On l’appelait «Boussaadia »!
Quelle « Fejaa! »
Dans ma tête d’enfant il était l’incarnation de ce « Babahou », personnage tout aussi mythique et effrayant que mes parents promettaient d’appeler lorsque nous n’étions pas sages…
Et alors le comble de la peur était poussé à son paroxysme lorsque le rémouleur passait en bas de chez nous pour aiguiser les grands couteaux des cuisinières dans le bruit strident de la courroie qui tourne et fait apparaître des petites flammes… de l’enfer! (je croyais!)!)
Imaginez Boussadia, le rémouleur et Babaou: c’était le cauchemar assuré !
Pas étonnant que je ne sortais plus de la maison ces après-midi, après le passage de ces 2 là, l’un après l’autre et même parfois l’un en même temps que l’autre!
Recette pour un plateau de pizza tune… réconfortante à souhait, pour se consoler de la peur…
Pour le lendemain des fêtes de Pessah, je recommande!

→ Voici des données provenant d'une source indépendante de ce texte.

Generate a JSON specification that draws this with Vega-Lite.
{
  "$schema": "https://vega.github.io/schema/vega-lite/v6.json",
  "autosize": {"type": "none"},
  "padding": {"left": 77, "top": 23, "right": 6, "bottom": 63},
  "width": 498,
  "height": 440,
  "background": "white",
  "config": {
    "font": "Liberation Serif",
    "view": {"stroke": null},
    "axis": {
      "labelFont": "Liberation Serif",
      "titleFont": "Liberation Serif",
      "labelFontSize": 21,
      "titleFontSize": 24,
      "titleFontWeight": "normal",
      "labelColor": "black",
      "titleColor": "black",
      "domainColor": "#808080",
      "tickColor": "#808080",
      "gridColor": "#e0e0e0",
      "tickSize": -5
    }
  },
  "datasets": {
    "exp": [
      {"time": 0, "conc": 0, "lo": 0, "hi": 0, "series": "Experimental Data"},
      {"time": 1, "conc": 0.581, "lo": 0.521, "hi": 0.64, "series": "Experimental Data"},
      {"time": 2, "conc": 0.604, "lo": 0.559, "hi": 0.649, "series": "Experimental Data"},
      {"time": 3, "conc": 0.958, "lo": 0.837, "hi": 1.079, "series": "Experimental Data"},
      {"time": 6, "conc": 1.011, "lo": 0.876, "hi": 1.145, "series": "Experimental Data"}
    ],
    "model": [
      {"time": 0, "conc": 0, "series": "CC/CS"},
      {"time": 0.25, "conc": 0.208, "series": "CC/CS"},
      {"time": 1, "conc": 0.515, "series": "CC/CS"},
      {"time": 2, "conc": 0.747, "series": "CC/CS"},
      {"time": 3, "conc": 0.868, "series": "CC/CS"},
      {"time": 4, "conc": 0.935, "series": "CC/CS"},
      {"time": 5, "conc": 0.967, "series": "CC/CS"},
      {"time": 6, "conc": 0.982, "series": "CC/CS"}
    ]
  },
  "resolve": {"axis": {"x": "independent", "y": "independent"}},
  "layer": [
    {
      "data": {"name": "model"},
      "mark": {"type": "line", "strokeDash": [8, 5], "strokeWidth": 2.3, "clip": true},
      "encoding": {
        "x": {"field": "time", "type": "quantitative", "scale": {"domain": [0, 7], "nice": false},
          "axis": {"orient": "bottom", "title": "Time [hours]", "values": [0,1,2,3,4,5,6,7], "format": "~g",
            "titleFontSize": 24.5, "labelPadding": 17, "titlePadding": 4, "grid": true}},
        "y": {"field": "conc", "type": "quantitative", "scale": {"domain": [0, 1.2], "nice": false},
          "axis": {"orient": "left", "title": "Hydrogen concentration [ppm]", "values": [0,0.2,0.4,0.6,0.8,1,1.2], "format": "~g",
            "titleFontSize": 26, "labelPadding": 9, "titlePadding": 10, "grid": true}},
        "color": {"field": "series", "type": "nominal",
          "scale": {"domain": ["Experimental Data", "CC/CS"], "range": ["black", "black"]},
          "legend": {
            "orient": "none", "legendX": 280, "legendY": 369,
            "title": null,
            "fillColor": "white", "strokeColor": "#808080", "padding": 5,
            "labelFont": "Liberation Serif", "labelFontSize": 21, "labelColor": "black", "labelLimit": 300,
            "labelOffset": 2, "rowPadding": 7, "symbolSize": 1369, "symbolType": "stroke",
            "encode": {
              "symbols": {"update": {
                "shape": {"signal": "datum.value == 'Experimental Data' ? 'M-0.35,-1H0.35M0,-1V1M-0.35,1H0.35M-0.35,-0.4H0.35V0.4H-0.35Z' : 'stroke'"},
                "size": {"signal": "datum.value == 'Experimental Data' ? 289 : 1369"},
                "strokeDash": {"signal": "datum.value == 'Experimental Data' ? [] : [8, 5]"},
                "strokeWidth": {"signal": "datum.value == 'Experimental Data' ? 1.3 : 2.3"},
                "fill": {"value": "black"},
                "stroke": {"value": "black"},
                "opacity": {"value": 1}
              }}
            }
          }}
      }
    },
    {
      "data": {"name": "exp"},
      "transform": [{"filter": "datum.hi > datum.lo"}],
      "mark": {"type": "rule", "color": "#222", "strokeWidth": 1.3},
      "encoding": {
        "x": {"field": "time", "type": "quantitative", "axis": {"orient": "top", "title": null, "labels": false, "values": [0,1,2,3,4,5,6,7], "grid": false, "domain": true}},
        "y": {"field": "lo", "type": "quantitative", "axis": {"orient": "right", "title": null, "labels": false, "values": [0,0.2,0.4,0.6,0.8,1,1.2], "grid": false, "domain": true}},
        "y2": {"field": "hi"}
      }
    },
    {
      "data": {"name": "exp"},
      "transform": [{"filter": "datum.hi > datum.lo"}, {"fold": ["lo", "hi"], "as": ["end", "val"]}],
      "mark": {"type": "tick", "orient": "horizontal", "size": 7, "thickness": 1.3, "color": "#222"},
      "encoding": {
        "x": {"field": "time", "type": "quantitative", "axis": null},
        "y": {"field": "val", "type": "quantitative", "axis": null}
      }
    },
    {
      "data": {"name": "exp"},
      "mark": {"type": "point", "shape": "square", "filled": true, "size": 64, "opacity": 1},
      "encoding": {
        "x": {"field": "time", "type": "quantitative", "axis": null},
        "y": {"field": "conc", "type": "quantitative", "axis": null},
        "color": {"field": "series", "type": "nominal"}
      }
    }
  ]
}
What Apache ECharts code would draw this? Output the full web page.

Pour la pâte/ pour un plateau.
500 g de farine.
Eau tiède.
1/2 cube de levure de boulanger.
1 oeuf.
1/2 verre d’huile.
1 trait d’huile d’olive.
1 cs de sucre.
Sel.
Pour la sauce:
Un fond d’huile d’olive.
Couper en lamelles fines
3 oignons.
Rajouter 8 belles tomates bien rouges coupées en morceaux
Du sel.
1 cs de concentré de tomates.
Laisser cuire à couvert pour 20mn.
Pour la pâte.
Dans un verre diluer la levure de bière et le sucre dans un peu d’eau tiède.
Laisser reposer un petit instant.
Mettre dans un robot, la farine, le mélange à la levure de bière, l’eau tiède, l’œuf, l’huile, le sel.
Pétrir pendant 5mn.
La pâte doit être assez souple.
Laisser reposer 1/2 heure.
Dégazer la pâte et l’étaler sur un plateau, légèrement huilé et fariné.
Laisser lever dans un endroit
tiède encore 1/2 h.Etaler la sauce généreusement. Garnissez d’anchois et d’olives noires (ou vertes)par dessus.
Enfourner à four chaud ,à 180 degrés de préférence en bas du four, pour 20mn environ.
Au sortir du four, dessus, un petit filet d’huile d’olive pour le goût et la texture !!!!!
Cette pizza n’a plus grand chose à voir avec la pizza italienne … son ancêtre.
C’est tout simplement la pizza Tune!